Here is my code to tuning vector_add via AutoScheduler:

 @auto_scheduler.register_workload
   def vector_add(N):
        data1 = te.placeholder((N,), name="data1")
        data2 = te.placeholder((N,), name="data2")
        vadd =  te.compute(data1.shape, lambda i : data1[i] + data2[i], name="vadd")
        return data1, data2, vadd

target = tvm.target.Target("cuda")

N = 256

task = auto_scheduler.SearchTask(
    func=vector_add, args=(N,), target=target
)

log_file = "vector_add.json"

measure_ctx = auto_scheduler.LocalRPCMeasureContext(min_repeat_ms=300)
tune_option = auto_scheduler.TuningOptions(
    num_measure_trials=1000,  # change this to 1000 to achieve the best performance
    runner=measure_ctx.runner,
    measure_callbacks=[auto_scheduler.RecordToFile(log_file)],
    verbose=2,
)

# Run auto-tuning (search)
task.tune(tune_option)

# Apply the best schedule
sch, args = task.apply_best(log_file)
# Kill the measurement process
del measure_ctx
func = tvm.build(sch, args, target)

data1 = np.random.uniform(size=(N,)).astype(np.float32)
data2 = np.random.uniform(size=(N,)).astype(np.float32)
out = np.zeros((N,), dtype="float32")

dev = tvm.cuda()
tdata1 = tvm.nd.array(data1, device=dev)
tdata2 = tvm.nd.array(data2, device=dev)
tout = tvm.nd.empty(out.shape, device=dev)
func(tdata1, tdata2, tout)

print(
    "Execution time of this operator: %.3f ms"
    % (np.median(evaluator(tdata1, tdata2, tout).results) * 1000)
)
print(task.print_best(log_file, print_mode="cuda"))

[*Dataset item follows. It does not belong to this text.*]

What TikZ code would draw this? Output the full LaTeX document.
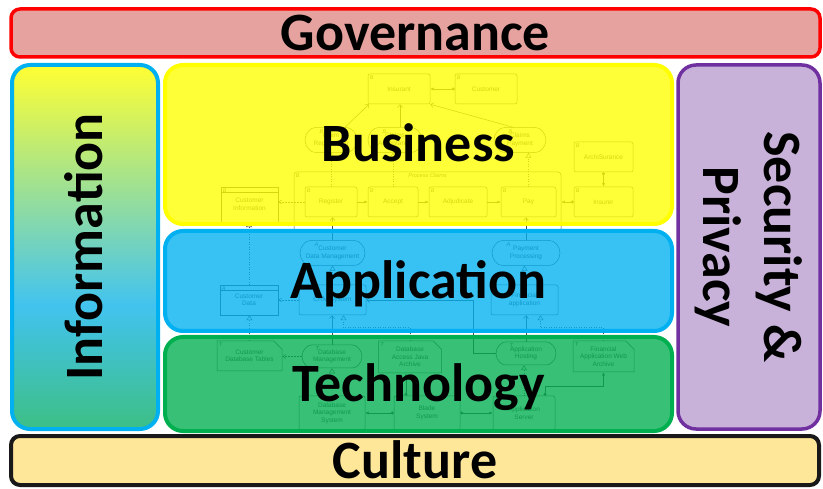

Finally, I get a code by auto-scheduling, but it looks don’t any optimization:

extern "C" __global__ void __launch_bounds__(8) default_function_kernel0(float* __restrict__ vadd, float* __restrict__ data1, float* __restrict__ data2) {
  vadd[((((int)blockIdx.x) * 8) + ((int)threadIdx.x))] = (data1[((((int)blockIdx.x) * 8) + ((int)threadIdx.x))] + data2[((((int)blockIdx.x) * 8) + ((int)threadIdx.x))]);
}

The result is already bound to the threads. What optimization do you expect?

Some available optimizations don’t seem to be used, such as shared memory.

shared memory only works for workloads with data reuse opportunity, (e.g. most of the reduce workloads). Vec_add does not need to use shared memory.

1 Like